Source code of charts
============

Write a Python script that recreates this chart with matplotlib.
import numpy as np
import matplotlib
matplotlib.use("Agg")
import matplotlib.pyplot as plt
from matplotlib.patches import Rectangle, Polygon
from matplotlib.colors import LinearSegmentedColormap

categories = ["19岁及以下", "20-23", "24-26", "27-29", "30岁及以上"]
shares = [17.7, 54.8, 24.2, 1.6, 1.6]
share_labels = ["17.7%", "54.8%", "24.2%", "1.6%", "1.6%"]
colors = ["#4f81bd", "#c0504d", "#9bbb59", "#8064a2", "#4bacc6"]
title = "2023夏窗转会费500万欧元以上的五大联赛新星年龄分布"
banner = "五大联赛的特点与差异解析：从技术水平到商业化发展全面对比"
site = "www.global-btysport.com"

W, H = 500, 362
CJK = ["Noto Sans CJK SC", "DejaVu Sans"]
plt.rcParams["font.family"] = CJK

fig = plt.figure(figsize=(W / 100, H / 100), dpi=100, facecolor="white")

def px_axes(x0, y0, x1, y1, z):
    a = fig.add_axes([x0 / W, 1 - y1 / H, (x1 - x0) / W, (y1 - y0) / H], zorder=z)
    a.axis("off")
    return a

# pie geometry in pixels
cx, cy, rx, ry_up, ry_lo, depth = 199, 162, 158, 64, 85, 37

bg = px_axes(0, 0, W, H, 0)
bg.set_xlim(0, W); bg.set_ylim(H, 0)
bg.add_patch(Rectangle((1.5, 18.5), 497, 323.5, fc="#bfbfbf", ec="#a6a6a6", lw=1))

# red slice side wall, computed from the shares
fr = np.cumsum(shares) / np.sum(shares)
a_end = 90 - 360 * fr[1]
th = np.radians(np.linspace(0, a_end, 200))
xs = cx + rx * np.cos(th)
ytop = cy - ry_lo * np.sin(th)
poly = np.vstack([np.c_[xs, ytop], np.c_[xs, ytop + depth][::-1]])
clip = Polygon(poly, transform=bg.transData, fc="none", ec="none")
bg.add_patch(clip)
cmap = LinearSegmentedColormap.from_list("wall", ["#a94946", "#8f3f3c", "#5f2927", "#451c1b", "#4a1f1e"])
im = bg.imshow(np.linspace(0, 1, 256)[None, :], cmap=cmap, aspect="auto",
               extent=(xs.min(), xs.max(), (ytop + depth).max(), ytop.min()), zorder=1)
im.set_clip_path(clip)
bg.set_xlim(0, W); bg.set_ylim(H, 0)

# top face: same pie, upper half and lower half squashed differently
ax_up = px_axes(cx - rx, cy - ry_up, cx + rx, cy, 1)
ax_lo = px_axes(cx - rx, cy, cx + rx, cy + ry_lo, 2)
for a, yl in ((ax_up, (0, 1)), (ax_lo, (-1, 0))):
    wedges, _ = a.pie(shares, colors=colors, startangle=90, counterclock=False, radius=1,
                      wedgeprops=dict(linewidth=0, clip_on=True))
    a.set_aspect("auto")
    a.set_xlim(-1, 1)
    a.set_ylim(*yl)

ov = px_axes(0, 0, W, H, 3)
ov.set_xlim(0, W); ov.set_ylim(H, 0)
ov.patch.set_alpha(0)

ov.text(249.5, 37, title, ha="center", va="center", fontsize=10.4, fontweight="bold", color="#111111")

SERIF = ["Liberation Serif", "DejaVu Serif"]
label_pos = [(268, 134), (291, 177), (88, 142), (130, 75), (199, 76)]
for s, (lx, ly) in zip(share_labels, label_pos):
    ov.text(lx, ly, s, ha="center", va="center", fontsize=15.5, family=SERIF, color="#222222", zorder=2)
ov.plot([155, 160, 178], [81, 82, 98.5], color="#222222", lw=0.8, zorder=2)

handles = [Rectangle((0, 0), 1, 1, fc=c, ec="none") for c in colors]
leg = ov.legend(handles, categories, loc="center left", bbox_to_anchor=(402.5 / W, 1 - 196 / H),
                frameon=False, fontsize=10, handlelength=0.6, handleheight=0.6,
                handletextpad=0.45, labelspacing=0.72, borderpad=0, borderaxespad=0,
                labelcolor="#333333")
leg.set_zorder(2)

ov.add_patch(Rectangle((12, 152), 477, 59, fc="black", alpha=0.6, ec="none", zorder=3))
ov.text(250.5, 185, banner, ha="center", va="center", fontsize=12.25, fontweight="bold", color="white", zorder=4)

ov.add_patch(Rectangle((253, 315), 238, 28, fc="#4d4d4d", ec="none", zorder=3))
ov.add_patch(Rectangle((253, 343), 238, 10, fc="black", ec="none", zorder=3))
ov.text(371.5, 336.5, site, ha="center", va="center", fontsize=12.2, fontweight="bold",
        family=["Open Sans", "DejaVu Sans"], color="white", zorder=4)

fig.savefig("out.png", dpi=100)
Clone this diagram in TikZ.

============

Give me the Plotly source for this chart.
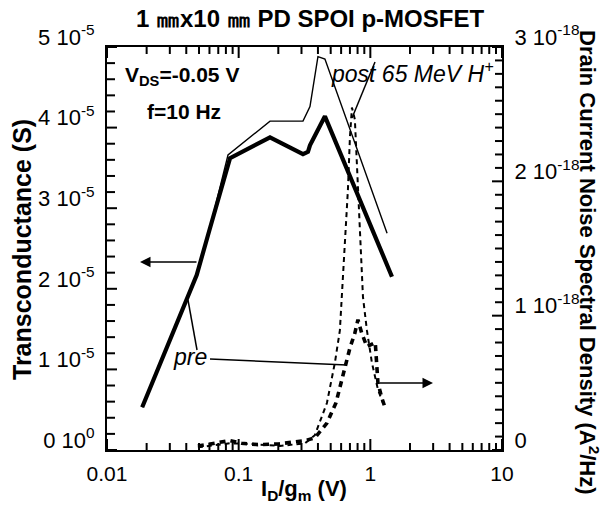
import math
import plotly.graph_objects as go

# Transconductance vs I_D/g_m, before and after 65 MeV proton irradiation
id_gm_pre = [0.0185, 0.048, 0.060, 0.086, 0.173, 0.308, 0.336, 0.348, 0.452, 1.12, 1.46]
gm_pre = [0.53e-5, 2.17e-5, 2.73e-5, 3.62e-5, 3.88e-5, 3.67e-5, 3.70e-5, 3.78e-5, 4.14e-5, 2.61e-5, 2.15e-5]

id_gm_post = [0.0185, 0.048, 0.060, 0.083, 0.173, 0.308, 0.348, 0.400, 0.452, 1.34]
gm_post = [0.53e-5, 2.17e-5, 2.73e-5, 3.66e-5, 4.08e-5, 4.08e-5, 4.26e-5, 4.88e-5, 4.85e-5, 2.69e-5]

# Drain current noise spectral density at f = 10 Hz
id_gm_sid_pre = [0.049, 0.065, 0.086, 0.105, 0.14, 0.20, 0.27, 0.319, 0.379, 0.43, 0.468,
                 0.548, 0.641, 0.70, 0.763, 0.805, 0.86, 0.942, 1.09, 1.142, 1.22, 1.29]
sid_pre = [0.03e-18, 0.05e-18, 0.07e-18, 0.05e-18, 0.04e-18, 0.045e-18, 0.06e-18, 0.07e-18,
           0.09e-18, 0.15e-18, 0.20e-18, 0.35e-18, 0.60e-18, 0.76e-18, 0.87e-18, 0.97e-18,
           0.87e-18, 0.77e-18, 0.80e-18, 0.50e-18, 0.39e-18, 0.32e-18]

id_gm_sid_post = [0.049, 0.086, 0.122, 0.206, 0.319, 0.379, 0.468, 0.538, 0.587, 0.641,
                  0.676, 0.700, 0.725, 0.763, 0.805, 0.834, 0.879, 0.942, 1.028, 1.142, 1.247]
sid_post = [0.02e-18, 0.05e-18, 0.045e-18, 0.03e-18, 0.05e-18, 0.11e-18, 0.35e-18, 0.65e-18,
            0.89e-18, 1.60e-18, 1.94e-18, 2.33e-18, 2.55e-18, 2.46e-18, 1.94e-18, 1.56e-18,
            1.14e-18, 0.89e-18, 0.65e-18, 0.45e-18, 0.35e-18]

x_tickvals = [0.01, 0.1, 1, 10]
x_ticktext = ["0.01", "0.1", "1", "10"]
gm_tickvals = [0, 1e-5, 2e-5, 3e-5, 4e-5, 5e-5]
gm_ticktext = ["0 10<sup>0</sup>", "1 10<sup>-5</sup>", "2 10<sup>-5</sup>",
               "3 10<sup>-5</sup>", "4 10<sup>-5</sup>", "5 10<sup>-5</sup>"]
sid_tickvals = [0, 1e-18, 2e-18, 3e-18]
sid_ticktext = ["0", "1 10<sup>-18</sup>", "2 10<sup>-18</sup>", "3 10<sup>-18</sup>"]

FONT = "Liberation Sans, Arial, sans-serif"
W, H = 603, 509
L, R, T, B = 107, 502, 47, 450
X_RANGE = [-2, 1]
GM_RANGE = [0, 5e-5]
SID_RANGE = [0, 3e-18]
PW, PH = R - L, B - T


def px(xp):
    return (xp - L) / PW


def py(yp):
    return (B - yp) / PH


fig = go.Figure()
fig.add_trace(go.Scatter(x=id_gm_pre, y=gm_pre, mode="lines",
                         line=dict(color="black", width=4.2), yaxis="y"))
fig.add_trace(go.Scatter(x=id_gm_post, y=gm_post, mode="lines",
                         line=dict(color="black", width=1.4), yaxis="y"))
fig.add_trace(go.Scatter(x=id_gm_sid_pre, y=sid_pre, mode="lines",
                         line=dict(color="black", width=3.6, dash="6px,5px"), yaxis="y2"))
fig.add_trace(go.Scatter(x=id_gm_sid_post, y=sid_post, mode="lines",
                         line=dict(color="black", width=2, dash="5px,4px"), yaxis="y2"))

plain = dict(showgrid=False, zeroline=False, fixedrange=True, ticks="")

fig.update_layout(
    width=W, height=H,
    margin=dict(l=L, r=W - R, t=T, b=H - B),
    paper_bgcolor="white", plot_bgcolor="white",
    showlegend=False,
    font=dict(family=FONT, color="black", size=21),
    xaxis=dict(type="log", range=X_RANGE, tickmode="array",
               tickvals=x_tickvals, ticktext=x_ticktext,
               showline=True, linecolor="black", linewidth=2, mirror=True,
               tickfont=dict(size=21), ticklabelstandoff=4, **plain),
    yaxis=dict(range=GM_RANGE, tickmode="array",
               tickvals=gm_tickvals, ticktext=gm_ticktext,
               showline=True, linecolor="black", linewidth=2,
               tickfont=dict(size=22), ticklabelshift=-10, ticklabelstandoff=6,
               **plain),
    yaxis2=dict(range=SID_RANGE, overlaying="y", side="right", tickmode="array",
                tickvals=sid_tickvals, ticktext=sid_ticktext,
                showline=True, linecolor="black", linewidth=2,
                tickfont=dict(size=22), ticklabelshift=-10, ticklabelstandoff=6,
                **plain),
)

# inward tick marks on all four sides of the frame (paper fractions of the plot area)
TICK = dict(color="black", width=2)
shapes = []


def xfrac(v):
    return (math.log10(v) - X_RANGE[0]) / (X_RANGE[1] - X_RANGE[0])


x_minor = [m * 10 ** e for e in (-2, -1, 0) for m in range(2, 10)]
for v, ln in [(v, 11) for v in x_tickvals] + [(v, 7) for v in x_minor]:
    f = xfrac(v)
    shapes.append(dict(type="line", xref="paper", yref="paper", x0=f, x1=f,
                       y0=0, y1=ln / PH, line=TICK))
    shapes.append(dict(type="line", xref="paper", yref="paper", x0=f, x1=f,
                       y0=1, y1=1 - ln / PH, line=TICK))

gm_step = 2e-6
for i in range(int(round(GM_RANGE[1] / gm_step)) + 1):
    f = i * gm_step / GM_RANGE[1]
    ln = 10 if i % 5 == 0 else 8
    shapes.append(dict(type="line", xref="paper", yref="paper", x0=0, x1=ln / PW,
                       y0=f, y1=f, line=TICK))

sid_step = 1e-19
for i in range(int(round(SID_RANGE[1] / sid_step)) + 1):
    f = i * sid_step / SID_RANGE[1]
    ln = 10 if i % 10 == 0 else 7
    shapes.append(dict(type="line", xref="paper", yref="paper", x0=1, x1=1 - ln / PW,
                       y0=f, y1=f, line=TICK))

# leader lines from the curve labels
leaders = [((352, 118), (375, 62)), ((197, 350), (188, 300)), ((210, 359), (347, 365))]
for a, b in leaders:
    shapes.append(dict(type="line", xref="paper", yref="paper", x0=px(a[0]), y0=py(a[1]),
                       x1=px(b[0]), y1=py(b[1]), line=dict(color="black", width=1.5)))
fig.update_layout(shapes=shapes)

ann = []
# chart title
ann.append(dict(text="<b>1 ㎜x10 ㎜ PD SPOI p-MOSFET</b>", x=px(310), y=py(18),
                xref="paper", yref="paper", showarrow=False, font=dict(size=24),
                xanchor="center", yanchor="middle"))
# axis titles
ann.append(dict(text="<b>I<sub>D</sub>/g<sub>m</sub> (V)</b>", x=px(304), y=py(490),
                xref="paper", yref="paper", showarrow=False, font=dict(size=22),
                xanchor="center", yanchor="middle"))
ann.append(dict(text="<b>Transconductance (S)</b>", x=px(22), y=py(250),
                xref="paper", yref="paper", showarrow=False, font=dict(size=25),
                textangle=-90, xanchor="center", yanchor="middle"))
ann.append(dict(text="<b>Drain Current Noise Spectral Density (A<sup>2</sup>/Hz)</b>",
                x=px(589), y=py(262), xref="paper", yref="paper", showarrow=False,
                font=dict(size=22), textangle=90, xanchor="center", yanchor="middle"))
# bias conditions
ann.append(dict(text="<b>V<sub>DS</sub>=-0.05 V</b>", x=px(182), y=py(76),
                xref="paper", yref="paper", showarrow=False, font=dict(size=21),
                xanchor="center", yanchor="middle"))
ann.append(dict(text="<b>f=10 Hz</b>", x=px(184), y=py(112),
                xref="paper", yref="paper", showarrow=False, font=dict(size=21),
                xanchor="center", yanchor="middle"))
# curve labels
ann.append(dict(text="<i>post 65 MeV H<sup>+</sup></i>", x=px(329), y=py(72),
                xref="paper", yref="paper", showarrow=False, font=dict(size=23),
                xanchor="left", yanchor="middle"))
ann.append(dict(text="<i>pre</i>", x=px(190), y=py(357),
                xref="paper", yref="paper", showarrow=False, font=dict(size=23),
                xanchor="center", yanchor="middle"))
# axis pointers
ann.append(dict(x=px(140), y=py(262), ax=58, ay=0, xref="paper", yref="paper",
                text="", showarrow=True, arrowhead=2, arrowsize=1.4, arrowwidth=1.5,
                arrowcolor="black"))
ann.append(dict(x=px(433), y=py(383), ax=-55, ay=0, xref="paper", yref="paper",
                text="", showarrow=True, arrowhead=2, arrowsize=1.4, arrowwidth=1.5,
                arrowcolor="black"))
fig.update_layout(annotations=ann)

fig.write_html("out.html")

============

- Required task
Only the lines from the one holding "Give me the Plotly source for this chart." to the one holding "4.88e-5, 4.85e-5, 2.69e-5]" should be returned, both included and exactly as written, with no pictures.

- Task output
Give me the Plotly source for this chart.
import math
import plotly.graph_objects as go

# Transconductance vs I_D/g_m, before and after 65 MeV proton irradiation
id_gm_pre = [0.0185, 0.048, 0.060, 0.086, 0.173, 0.308, 0.336, 0.348, 0.452, 1.12, 1.46]
gm_pre = [0.53e-5, 2.17e-5, 2.73e-5, 3.62e-5, 3.88e-5, 3.67e-5, 3.70e-5, 3.78e-5, 4.14e-5, 2.61e-5, 2.15e-5]

id_gm_post = [0.0185, 0.048, 0.060, 0.083, 0.173, 0.308, 0.348, 0.400, 0.452, 1.34]
gm_post = [0.53e-5, 2.17e-5, 2.73e-5, 3.66e-5, 4.08e-5, 4.08e-5, 4.26e-5, 4.88e-5, 4.85e-5, 2.69e-5]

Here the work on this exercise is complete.